Даже если я и понимал в то время, что комментарии отца не более чем эмоциональный выпад, кое-что мне все-таки врезалось в память. Однажды — мне тогда было лет восемь — мы приехали в гости к одной из моих тетушек по линии матери. Она жила в предместье Оссининга, в огромном доме, как на картинах Гранта Вуда
[29]
, и мало того что он поразил меня своей американской готикой, а тетя Хестер выглядела ходячей мумией, так еще и отец решил нагнать на меня страху, сказав, что, если я сунусь на чердак, меня ждет неприятный сюрприз. Возможно, он хотел предостеречь меня от шалостей и назойливого любопытства, а может, просто хотел припугнуть. Как бы то ни было, я тотчас начал воображать всякие ужасы, кроющиеся за той дверью. С тех пор во мне укоренился страх перед незнакомыми местами, куда вход был воспрещен.
С первого взгляда чекпойнт «Чарли» произвел на меня впечатление как раз такого «запретного» места.

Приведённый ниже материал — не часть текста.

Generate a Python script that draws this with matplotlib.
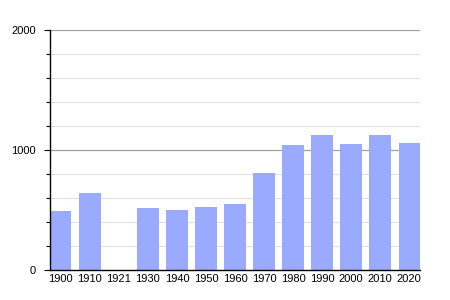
import matplotlib
matplotlib.use("Agg")
import matplotlib.pyplot as plt
import numpy as np

plt.rcParams["font.family"] = ["Liberation Sans", "DejaVu Sans"]

years = ["1900", "1910", "1921", "1930", "1940", "1950", "1960", "1970", "1980", "1990", "2000", "2010", "2020"]
population = [495, 645, 0, 517, 500, 525, 553, 808, 1044, 1125, 1050, 1125, 1058]
major_ticks = [0, 1000, 2000]
minor_ticks = [200, 400, 600, 800, 1200, 1400, 1600, 1800]

fig = plt.figure(figsize=(4.5, 3), dpi=100)
ax = fig.add_axes([50/450, 30/300, 370/450, 240/300])

x = np.arange(len(years))
w = 21/28.4
for m in minor_ticks:
    ax.axhline(m, color="#e0e0e0", lw=0.8, zorder=0)
for m in major_ticks[1:]:
    ax.axhline(m, color="#a0a0a0", lw=0.9, zorder=0)
ax.bar(x, population, width=w, color="#99aaff", zorder=2)

ax.set_xlim(-w/2, len(years) - 1 + w/2)
ax.set_ylim(0, 2000)
ax.set_yticks(major_ticks)
ax.set_yticks(minor_ticks, minor=True)
ax.set_xticks(x)
ax.set_xticklabels(years)
for s in ["top", "right"]:
    ax.spines[s].set_visible(False)
ax.spines["left"].set_linewidth(1.0)
ax.spines["bottom"].set_linewidth(1.0)
ax.tick_params(axis="y", which="major", length=4, width=0.8, labelsize=8, pad=6)
ax.tick_params(axis="y", which="minor", length=3, width=0.8)
ax.tick_params(axis="x", length=0, labelsize=8, pad=3)

fig.savefig("out.png", dpi=100)
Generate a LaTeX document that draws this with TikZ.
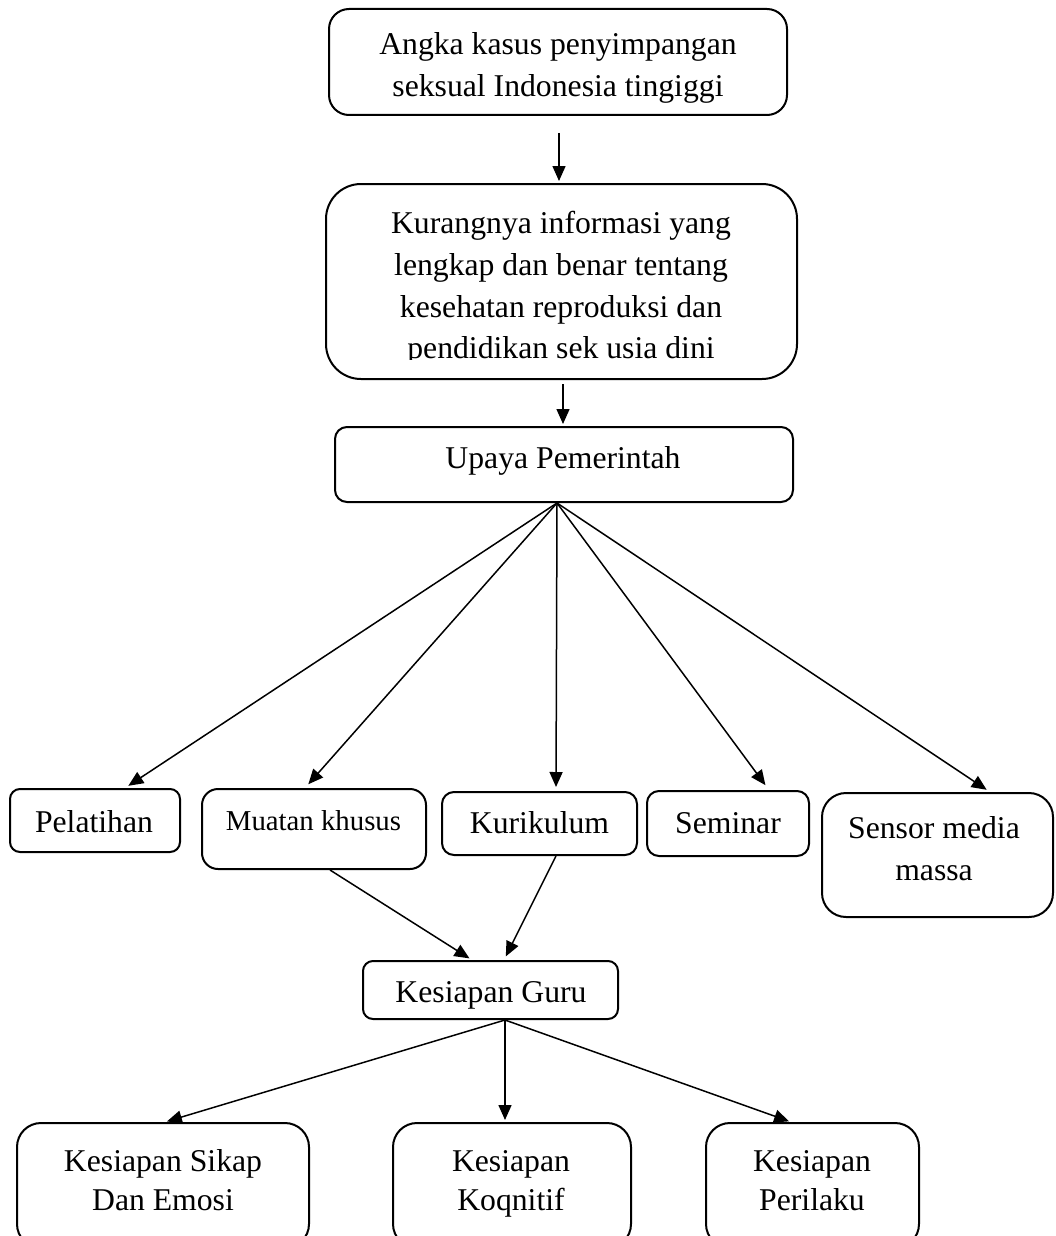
\documentclass[tikz,border=0pt]{standalone}
\usepackage{fontspec}
\setmainfont{Liberation Serif}
\usetikzlibrary{arrows.meta}
\begin{document}
\begin{tikzpicture}[x=0.5pt,y=-0.5pt,
  box/.style={draw, line width=1pt, inner sep=0pt, fill=none},
  txt/.style={inner sep=0pt, anchor=base, font=\fontsize{15.85}{20}\selectfont},
  smalltxt/.style={inner sep=0pt, anchor=base, font=\fontsize{14.4}{18}\selectfont},
  arr/.style={-{Triangle[length=7.5pt,width=6.5pt]}, line width=0.75pt},
  ]
\useasboundingbox (0,0) rectangle (1055,1236);
\clip (0,0) rectangle (1055,1236);

% boxes
\node[box, rounded corners=10pt, minimum width=229pt, minimum height=53pt] (b1) at (558,62) {};
\node[box, rounded corners=17.5pt, minimum width=235.5pt, minimum height=97.5pt] (b2) at (561.5,281.5) {};
\node[box, rounded corners=6pt, minimum width=229pt, minimum height=37.5pt] (b3) at (564,464.5) {};
\node[box, rounded corners=5pt, minimum width=85pt, minimum height=31.5pt] (pel) at (95,820.5) {};
\node[box, rounded corners=8pt, minimum width=112pt, minimum height=40pt] (mua) at (314,829) {};
\node[box, rounded corners=6pt, minimum width=97.5pt, minimum height=31.5pt] (kur) at (539.5,823.5) {};
\node[box, rounded corners=6pt, minimum width=81pt, minimum height=32.5pt] (sem) at (728,823.5) {};
\node[box, rounded corners=12pt, minimum width=115.5pt, minimum height=62pt] (sen) at (937.5,855) {};
\node[box, rounded corners=5pt, minimum width=127.5pt, minimum height=29pt] (guru) at (490.5,990) {};
\node[box, rounded corners=12pt, minimum width=146pt, minimum height=62.5pt] (sik) at (163,1185.5) {};
\node[box, rounded corners=12pt, minimum width=119pt, minimum height=62.5pt] (kog) at (512,1185.5) {};
\node[box, rounded corners=12pt, minimum width=106.5pt, minimum height=62.5pt] (per) at (812.5,1185.5) {};

% texts
\node[txt] (t1a) at (558,55) {Angka kasus penyimpangan};
\node[txt] (t1b) at (558,97) {seksual Indonesia tingiggi};
\node[txt] (t2a) at (561,233) {Kurangnya informasi yang};
\node[txt] (t2b) at (561,275) {lengkap dan benar tentang};
\node[txt] (t2c) at (561,317) {kesehatan reproduksi dan};
\begin{scope}
  \clip (326,184) rectangle (797,359);
  \node[txt] (t2d) at (561,358) {pendidikan sek usia dini};
\end{scope}
\node[txt] (t3) at (563,468) {Upaya Pemerintah};
\node[txt] (tpel) at (94,832) {Pelatihan};
\node[smalltxt] (tmua) at (313.5,830) {Muatan khusus};
\node[txt] (tkur) at (539.5,833) {Kurikulum};
\node[txt] (tsem) at (728,833) {Seminar};
\node[txt] (tsena) at (934,838) {Sensor media};
\node[txt] (tsenb) at (934,880) {massa};
\node[txt] (tguru) at (491,1002) {Kesiapan Guru};
\node[txt] (tsika) at (163,1171) {Kesiapan Sikap};
\node[txt] (tsikb) at (163,1210) {Dan Emosi};
\node[txt] (tkoga) at (511,1171) {Kesiapan};
\node[txt] (tkogb) at (511,1210) {Koqnitif};
\node[txt] (tpera) at (812,1171) {Kesiapan};
\node[txt] (tperb) at (812,1210) {Perilaku};

% connectors
\draw[arr, shorten <=8.5pt, shorten >=1pt] ([xshift=0.5pt]b1.south) -- ([xshift=-1.25pt]b2.north);
\draw[arr, shorten <=2pt, shorten >=1pt] ([xshift=0.75pt]b2.south) -- ([xshift=-0.5pt]b3.north);

\coordinate (fan) at ([xshift=-3.5pt]b3.south);
\draw[arr, shorten >=2pt] (fan) -- ([xshift=15pt]pel.north);
\draw[arr, shorten >=2.5pt] (fan) -- ([xshift=-4.5pt]mua.north);
\draw[arr, shorten >=2pt] (fan) -- ([xshift=8.25pt]kur.north);
\draw[arr, shorten >=3pt] (fan) -- ([xshift=20.5pt]sem.north);
\draw[arr, shorten >=2pt] (fan) -- ([xshift=26.25pt]sen.north);

\draw[arr, shorten >=1.5pt] ([xshift=8pt]mua.south) -- ([xshift=-9.25pt]guru.north);
\draw[arr, shorten >=2pt] ([xshift=8.25pt]kur.south) -- ([xshift=6.75pt]guru.north);

\coordinate (fan2) at ([xshift=7.25pt]guru.south);
\draw[arr, shorten >=1pt] (fan2) -- ([xshift=1pt]sik.north);
\draw[arr, shorten >=1pt] (fan2) -- ([xshift=-3.5pt]kog.north);
\draw[arr, shorten >=1pt] (fan2) -- ([xshift=-10.75pt]per.north);
\end{tikzpicture}
\end{document}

На выходе из метро сразу бросился в глаза знакомый по фотографиям плакат «Вы покидаете американский сектор» с очевидным подтекстом «Оставь надежду, всяк сюда входящий». Справа, на первом этаже небольшого дома, находился музей — Haus am Checkpoint Charlie, — который, судя по экспонатам в витрине, хранил память о тех, кто был застрелен или арестован при попытке перебраться на другую часть берлинской земли.